→ TASK DETAILS: Begin with the first line and repeat exactly through the line containing "const oxLabelDD = [-152.8, -136.9];"; leave every image out.

*** SUPPLIED INFORMATION

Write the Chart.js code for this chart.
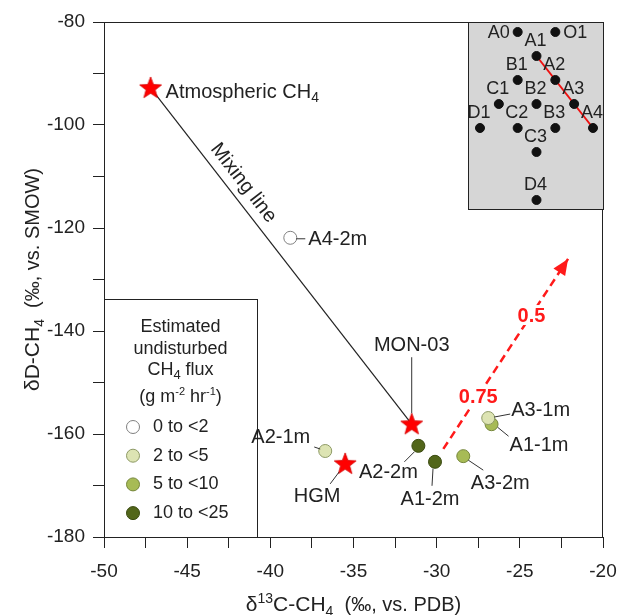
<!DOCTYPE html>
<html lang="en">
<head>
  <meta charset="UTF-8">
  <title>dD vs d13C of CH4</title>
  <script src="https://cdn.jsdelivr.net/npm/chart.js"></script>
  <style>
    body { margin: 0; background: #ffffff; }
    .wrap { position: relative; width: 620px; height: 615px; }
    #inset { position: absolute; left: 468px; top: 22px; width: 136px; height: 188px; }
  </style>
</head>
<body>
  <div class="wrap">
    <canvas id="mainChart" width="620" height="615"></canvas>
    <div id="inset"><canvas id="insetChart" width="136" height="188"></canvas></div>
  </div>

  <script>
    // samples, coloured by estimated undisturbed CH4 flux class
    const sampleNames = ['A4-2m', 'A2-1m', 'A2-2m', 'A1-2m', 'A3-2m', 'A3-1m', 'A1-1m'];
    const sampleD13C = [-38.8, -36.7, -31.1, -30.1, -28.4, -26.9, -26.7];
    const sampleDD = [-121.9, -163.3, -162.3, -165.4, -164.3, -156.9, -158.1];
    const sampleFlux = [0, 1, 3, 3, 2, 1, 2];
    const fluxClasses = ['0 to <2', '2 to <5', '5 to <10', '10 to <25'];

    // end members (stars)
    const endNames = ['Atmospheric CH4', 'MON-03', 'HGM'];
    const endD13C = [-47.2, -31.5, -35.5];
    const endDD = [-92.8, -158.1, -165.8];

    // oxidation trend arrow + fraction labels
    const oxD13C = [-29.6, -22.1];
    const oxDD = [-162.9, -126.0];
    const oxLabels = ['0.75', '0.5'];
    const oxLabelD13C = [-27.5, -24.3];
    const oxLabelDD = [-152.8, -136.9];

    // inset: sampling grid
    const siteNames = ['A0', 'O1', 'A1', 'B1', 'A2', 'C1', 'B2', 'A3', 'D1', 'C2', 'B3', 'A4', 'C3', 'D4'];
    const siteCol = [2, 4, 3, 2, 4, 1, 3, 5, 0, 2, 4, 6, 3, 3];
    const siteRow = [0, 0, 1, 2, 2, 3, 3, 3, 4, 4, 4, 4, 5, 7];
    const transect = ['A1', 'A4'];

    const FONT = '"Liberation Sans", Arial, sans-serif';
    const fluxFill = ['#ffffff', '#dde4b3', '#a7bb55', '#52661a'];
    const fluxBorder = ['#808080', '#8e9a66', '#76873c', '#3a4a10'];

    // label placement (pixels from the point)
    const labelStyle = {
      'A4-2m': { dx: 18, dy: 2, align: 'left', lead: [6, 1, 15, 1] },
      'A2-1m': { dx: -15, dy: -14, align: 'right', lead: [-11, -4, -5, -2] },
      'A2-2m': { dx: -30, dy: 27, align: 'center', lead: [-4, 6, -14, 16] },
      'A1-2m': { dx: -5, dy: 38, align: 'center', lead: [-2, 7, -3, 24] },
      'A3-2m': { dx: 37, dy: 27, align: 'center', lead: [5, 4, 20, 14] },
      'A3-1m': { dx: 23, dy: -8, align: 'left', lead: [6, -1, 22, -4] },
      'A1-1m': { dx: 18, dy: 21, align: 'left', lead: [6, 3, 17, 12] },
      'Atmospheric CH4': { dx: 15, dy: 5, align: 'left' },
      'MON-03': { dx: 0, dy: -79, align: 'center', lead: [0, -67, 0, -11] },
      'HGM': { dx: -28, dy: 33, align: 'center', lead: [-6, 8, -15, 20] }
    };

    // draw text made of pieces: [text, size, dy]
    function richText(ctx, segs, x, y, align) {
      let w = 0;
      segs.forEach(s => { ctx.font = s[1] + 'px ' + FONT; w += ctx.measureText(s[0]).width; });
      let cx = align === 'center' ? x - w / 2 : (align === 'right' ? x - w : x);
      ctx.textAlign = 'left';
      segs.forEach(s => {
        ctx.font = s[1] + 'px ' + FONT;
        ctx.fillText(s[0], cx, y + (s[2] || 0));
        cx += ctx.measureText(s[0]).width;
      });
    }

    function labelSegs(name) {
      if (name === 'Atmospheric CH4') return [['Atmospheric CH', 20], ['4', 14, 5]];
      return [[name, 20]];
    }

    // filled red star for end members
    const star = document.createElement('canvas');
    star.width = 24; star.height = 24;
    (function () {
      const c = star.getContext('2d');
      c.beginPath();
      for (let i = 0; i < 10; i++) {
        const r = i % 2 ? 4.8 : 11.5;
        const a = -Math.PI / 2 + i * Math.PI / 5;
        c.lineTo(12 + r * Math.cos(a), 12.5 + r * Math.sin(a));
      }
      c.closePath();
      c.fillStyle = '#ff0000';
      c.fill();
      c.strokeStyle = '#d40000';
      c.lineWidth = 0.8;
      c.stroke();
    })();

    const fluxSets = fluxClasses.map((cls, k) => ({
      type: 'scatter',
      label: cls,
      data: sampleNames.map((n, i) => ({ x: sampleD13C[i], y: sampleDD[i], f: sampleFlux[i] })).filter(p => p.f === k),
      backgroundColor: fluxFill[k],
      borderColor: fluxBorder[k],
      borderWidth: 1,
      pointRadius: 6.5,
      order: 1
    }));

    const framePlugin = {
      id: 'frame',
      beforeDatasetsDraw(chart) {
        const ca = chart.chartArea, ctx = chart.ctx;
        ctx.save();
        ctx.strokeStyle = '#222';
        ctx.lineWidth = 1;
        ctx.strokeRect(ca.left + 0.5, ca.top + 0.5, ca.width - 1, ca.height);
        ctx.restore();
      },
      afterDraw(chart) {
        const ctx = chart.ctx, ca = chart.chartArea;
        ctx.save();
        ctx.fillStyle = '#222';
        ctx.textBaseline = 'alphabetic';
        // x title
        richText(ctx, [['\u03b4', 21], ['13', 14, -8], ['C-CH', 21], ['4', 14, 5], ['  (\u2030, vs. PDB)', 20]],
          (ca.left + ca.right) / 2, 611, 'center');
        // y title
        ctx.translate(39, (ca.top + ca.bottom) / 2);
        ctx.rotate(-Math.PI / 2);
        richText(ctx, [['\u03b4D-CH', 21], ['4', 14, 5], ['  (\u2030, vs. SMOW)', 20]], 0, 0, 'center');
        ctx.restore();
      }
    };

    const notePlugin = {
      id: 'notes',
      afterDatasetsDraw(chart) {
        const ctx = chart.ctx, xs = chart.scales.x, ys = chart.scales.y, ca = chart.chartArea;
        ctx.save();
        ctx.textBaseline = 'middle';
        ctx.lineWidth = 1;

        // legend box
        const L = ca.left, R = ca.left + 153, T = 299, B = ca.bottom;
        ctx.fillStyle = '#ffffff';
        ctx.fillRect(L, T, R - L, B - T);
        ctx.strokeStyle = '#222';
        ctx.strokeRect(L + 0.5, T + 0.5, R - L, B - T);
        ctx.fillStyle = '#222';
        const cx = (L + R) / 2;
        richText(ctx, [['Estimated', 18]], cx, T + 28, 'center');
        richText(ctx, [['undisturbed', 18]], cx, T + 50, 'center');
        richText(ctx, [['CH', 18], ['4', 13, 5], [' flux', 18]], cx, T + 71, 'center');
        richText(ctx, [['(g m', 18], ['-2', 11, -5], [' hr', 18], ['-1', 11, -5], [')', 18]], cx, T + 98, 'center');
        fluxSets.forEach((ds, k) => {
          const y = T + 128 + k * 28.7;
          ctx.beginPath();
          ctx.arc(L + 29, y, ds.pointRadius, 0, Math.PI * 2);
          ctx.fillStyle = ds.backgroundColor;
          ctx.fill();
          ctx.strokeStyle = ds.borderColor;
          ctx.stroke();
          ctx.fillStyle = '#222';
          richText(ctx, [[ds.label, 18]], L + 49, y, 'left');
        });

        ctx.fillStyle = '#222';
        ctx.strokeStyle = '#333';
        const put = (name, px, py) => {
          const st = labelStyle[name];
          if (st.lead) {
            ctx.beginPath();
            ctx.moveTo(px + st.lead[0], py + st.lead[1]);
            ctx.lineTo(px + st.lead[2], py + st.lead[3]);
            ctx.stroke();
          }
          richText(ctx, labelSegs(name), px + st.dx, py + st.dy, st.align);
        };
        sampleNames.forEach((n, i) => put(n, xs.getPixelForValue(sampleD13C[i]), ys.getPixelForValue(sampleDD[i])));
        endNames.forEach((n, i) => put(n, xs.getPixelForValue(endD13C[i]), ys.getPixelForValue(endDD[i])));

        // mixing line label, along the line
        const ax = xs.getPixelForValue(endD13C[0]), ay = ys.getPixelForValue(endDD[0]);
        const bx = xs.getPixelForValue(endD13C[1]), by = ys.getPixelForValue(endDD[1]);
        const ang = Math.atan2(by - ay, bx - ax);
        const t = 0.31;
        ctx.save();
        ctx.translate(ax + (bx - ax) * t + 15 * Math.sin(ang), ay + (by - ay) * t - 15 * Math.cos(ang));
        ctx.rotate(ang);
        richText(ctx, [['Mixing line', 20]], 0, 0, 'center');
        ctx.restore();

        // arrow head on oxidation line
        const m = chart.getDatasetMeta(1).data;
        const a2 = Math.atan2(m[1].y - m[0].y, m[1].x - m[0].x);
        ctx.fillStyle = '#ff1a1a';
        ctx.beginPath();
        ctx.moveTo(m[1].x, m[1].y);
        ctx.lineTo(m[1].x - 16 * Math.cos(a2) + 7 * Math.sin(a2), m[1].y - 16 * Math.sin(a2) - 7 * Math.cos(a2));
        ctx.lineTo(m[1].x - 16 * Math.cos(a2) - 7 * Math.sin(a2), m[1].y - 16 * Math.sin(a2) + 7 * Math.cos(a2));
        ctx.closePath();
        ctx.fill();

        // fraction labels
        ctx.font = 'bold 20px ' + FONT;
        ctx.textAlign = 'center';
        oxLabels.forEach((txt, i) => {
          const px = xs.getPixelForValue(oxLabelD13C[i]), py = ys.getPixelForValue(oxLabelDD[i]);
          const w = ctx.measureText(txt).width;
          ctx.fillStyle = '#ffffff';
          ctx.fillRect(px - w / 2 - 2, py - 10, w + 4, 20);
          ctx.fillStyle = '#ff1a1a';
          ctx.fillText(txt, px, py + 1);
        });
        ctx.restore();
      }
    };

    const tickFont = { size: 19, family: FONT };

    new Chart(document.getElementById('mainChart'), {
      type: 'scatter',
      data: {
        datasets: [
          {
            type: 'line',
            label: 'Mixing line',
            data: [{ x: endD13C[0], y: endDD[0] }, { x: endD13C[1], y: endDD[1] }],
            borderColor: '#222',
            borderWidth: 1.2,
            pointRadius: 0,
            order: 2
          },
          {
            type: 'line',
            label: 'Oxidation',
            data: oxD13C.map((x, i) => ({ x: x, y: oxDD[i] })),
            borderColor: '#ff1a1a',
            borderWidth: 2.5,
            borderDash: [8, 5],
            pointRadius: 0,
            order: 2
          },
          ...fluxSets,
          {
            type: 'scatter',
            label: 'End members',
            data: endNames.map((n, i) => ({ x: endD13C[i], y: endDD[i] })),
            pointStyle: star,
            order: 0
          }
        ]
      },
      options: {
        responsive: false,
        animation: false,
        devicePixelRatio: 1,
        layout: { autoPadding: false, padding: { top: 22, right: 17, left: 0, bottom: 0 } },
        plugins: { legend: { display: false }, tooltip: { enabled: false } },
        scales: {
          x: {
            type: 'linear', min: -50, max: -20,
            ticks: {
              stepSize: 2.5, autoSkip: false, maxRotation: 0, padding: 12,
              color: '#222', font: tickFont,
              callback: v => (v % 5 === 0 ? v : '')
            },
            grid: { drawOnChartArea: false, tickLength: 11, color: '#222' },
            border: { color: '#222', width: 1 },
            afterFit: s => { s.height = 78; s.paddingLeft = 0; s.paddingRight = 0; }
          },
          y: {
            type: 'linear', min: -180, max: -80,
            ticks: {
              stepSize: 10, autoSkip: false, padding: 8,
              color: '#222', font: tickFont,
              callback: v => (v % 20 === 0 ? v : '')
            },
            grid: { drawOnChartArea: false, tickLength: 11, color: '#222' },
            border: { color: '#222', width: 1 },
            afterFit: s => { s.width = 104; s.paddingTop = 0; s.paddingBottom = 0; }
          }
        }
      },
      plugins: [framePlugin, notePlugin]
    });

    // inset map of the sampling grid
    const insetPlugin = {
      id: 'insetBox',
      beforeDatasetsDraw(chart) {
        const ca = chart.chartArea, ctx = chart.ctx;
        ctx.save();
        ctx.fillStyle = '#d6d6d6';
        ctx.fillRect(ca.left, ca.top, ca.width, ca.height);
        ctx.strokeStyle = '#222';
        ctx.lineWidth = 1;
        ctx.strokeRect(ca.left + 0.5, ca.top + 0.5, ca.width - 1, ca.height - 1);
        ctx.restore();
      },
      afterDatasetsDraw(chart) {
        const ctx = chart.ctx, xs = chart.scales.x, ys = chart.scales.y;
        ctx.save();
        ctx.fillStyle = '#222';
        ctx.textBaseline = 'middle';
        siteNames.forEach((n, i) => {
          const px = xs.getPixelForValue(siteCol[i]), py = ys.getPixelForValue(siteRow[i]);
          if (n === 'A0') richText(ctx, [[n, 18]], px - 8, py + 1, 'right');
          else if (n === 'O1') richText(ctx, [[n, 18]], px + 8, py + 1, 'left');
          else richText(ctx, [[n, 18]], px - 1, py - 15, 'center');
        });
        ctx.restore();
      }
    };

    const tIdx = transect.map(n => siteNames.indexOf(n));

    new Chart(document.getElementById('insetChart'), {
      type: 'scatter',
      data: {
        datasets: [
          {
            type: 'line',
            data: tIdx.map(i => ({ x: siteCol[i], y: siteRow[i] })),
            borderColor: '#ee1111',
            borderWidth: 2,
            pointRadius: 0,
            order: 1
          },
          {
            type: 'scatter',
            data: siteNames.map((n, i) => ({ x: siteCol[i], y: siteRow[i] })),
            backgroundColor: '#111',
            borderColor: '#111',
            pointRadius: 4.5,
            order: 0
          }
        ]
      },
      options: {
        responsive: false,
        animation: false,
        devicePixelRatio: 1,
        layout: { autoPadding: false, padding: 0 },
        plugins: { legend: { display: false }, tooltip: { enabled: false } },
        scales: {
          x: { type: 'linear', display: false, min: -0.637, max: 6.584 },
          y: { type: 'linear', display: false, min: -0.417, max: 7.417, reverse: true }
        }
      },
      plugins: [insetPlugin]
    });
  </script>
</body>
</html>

******

→ TASK SOLUTION:
Write the Chart.js code for this chart.
<!DOCTYPE html>
<html lang="en">
<head>
  <meta charset="UTF-8">
  <title>dD vs d13C of CH4</title>
  <script src="https://cdn.jsdelivr.net/npm/chart.js"></script>
  <style>
    body { margin: 0; background: #ffffff; }
    .wrap { position: relative; width: 620px; height: 615px; }
    #inset { position: absolute; left: 468px; top: 22px; width: 136px; height: 188px; }
  </style>
</head>
<body>
  <div class="wrap">
    <canvas id="mainChart" width="620" height="615"></canvas>
    <div id="inset"><canvas id="insetChart" width="136" height="188"></canvas></div>
  </div>

  <script>
    // samples, coloured by estimated undisturbed CH4 flux class
    const sampleNames = ['A4-2m', 'A2-1m', 'A2-2m', 'A1-2m', 'A3-2m', 'A3-1m', 'A1-1m'];
    const sampleD13C = [-38.8, -36.7, -31.1, -30.1, -28.4, -26.9, -26.7];
    const sampleDD = [-121.9, -163.3, -162.3, -165.4, -164.3, -156.9, -158.1];
    const sampleFlux = [0, 1, 3, 3, 2, 1, 2];
    const fluxClasses = ['0 to <2', '2 to <5', '5 to <10', '10 to <25'];

    // end members (stars)
    const endNames = ['Atmospheric CH4', 'MON-03', 'HGM'];
    const endD13C = [-47.2, -31.5, -35.5];
    const endDD = [-92.8, -158.1, -165.8];

    // oxidation trend arrow + fraction labels
    const oxD13C = [-29.6, -22.1];
    const oxDD = [-162.9, -126.0];
    const oxLabels = ['0.75', '0.5'];
    const oxLabelD13C = [-27.5, -24.3];
    const oxLabelDD = [-152.8, -136.9];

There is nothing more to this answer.